Basics of Design

Basic-Design-Presentation.pptx

Design Basic's

This is the building blocks and foundation of a yearbook theme.

To start of you need to pick your theme. You can start design without a theme or a general idea. You build off your general theme idea and come up with the main components.

Yearbook Terminology

Time to speak the yearbook lingo!

Yearbook-Terms-Presentation & Design Elements

Elements of Design

Color-Presentation

Color plays a big part in yearbook desgin. We have to think about it regularly and how it impacts the tone of a page. 

For example imagine your looking at a page about swim and it has a dark green background. How does it feel or make you think of?

I wouldn't say it makes you think of a refreshing day in the summer in the pool. Id say most would lean towards thinking of a swamp or some kind of not so clean water source. Where on the other hand if we used a neutral lighter color, like a light blue or a very pale yellow or plain white. Most would lean towards being neutral or feeling like they're at the pool on a warm summer day. 

Dominant-Elements

Dominate elements are how you catch someones attention and get them to keep scanning for something just as intriguing as the dominate.

Dominate elements catch the viewer's eye and attention. That's where their eye goes to first. So what is most important their eye goes to next? Probably a good captions (around a paragh) detailing the page and its importance or detailing a photo. 

Your main dominant element should catch someone's eye but not so much that it takes away from the rest of the page and the lay out or other elements or captions or photo's. 


Proximity

Proximity is how the things around or next to each other make sense. 

Say you made your spread but one half is just captions and the other half is photos and elements. That would be confusing and incohesive.

It would make more sense if you put photo down or a photo press and write a caption about it and put elements next to or behind the text or photo so it creates dimension.

Repetition

Repetition should be done with elements and wording. There should be elements that are repeated in the background or on specific pages.

There can be many different ways to include repetition in the way elements are placed and move across the pages. 

This is a subtle way to draw people in. There can be (for example) a faded star behind a photo or 2 on each spread and do that each page or every other page. It pulls people towards that photo subtly just by the star being there. 


Grid-Structure

Grid structure is how you space things apart. There should be a consistency between the space and size of caption, photos and elements. 

It plays a very big role in the page flowing sna being one cohesive piece instead of multiple projects put on one page that don't look well together or mesh well. 

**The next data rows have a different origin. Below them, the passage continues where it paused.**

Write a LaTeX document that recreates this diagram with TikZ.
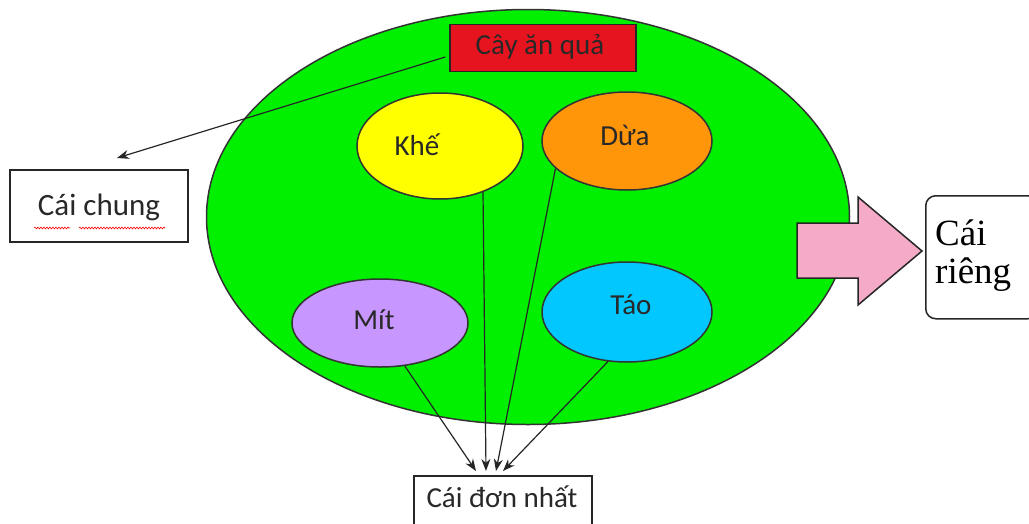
\documentclass[tikz,border=0pt]{standalone}
\usepackage{fontspec}
\setmainfont{Carlito}
\newfontfamily\serifTimes{Liberation Serif}
\usetikzlibrary{shapes.geometric,arrows.meta,decorations.pathmorphing}
\definecolor{biggreen}{RGB}{0,240,0}
\definecolor{redbox}{RGB}{230,20,30}
\definecolor{khe}{RGB}{255,255,0}
\definecolor{dua}{RGB}{255,150,10}
\definecolor{mit}{RGB}{200,150,255}
\definecolor{tao}{RGB}{0,200,255}
\definecolor{pinkarrow}{RGB}{245,170,200}
\definecolor{txt}{RGB}{40,40,40}
\tikzset{
  fruit/.style={ellipse, draw=black!80, line width=1.5pt, inner sep=0pt},
  lbl/.style={font=\fontsize{29}{31}\selectfont, text=txt, inner sep=0pt},
  labelbox/.style={rectangle, draw=black!85, line width=1.5pt, fill=white, inner sep=0pt, font=\fontsize{29}{31}\selectfont, text=txt},
  conn/.style={draw=black!85, line width=1.2pt, -{Stealth[length=12pt,width=9pt]}}
}
\begin{document}
\begin{tikzpicture}[x=1pt,y=-1pt]
\useasboundingbox (0,0) rectangle (1029,523);
\fill[white] (0,0) rectangle (1029,523);
% big ellipse
\node[ellipse, draw=black!80, line width=1.5pt, fill=biggreen, minimum width=643pt, minimum height=415pt, inner sep=0pt] (big) at (528,217) {};
% title
\node[labelbox, fill=redbox, minimum width=186pt, minimum height=47pt] (red) at (543,48) {};
\node[lbl] (redtext) at (540,47) {Cây ăn quả};
% fruits
\node[fruit, fill=khe, minimum width=166pt, minimum height=106pt] (khe) at (440,146) {};
\node[lbl] (khetext) at (417,145) {Khế};
\node[fruit, fill=dua, minimum width=170pt, minimum height=98pt] (dua) at (627,141) {};
\node[lbl] (duatext) at (625,135) {Dừa};
\node[fruit, fill=mit, minimum width=176pt, minimum height=88pt] (mit) at (380,323) {};
\node[lbl] (mittext) at (374,320) {Mít};
\node[fruit, fill=tao, minimum width=170pt, minimum height=100pt] (tao) at (627,312) {};
\node[lbl] (taotext) at (631,305) {Táo};
% boxes
\node[labelbox, minimum width=178pt, minimum height=72pt] (chung) at (99,206) {};
\node[lbl, font=\fontsize{31}{33}\selectfont] (chungtext) at (99,207) {Cái chung};
\draw[red, line width=0.6pt, decorate, decoration={snake, amplitude=0.9pt, segment length=3pt}] (34,228) -- (70,228);
\draw[red, line width=0.6pt, decorate, decoration={snake, amplitude=0.9pt, segment length=3pt}] (79,228) -- (165,228);
\node[labelbox, minimum width=178pt, minimum height=56pt, anchor=north west] (don) at (413,475) {};
\node[lbl] (dontext) at (502,497) {Cái đơn nhất};
\node[rectangle, rounded corners=10pt, draw=black!85, line width=1.5pt, fill=white, minimum width=112pt, minimum height=123pt, anchor=north west] (rieng) at (925,195) {};
\node[font=\serifTimes\fontsize{37}{40}\selectfont, text=black, align=left, anchor=north west, inner sep=0pt] (riengtext) at (935,220) {Cái\\[-2pt]riêng};
% pink arrow
\draw[black!85, line width=1.5pt, fill=pinkarrow] (797,223) -- (858,223) -- (858,197) -- (922,251) -- (858,305) -- (858,278) -- (797,278) -- cycle;
% connectors
\coordinate (cc) at (117,158);
\draw[conn] ([yshift=-9pt,xshift=-4pt]red.west) -- (cc);
\coordinate (d1) at (476,471);
\coordinate (d2) at (486,471);
\coordinate (d3) at (496,471);
\coordinate (d4) at (503,471);
\draw[conn] (mit.-60) -- (d1);
\draw[conn] (khe.-47) -- (d2);
\draw[conn] (dua.-159) -- (d3);
\draw[conn] (tao.-111) -- (d4);
\end{tikzpicture}
\end{document}
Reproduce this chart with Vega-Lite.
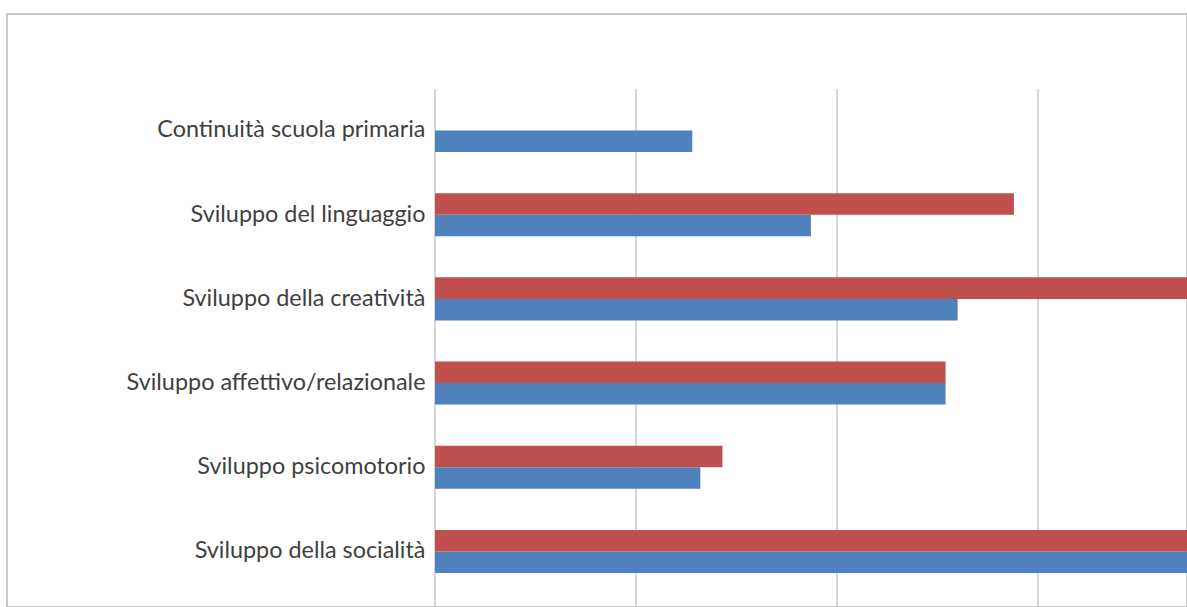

There shouldn't be a harsh line of where one thing starts and a new one starts a whole spread should be one and the only "harsh line" should be when the page ends and you have to turn it and get to the next.

eyelines

Eyeline is what their eyes are drawn to first. 

Dominate elements really ties along with dominant photo or caption or info press because you cant have an eyeline without one of these things. If you have an eyeline without one of these things there is just a free for all in a way because nothing stands out. 

It all becomes flat.


Levels-of-White-Space

Levels of white space can positively affect your page or negatively affect your page. 

Lots of white space the spread can feel empty and as if something is missing or if there is just a lack there.

Middle amount is an improvement but how does it make it less empty and lacking? will there be a fill in the blank or space for people to doodle or write their thoughts?

Little can be very good when done correctly. But more times then not, it can feel crowded and overwhelming having too many places to look.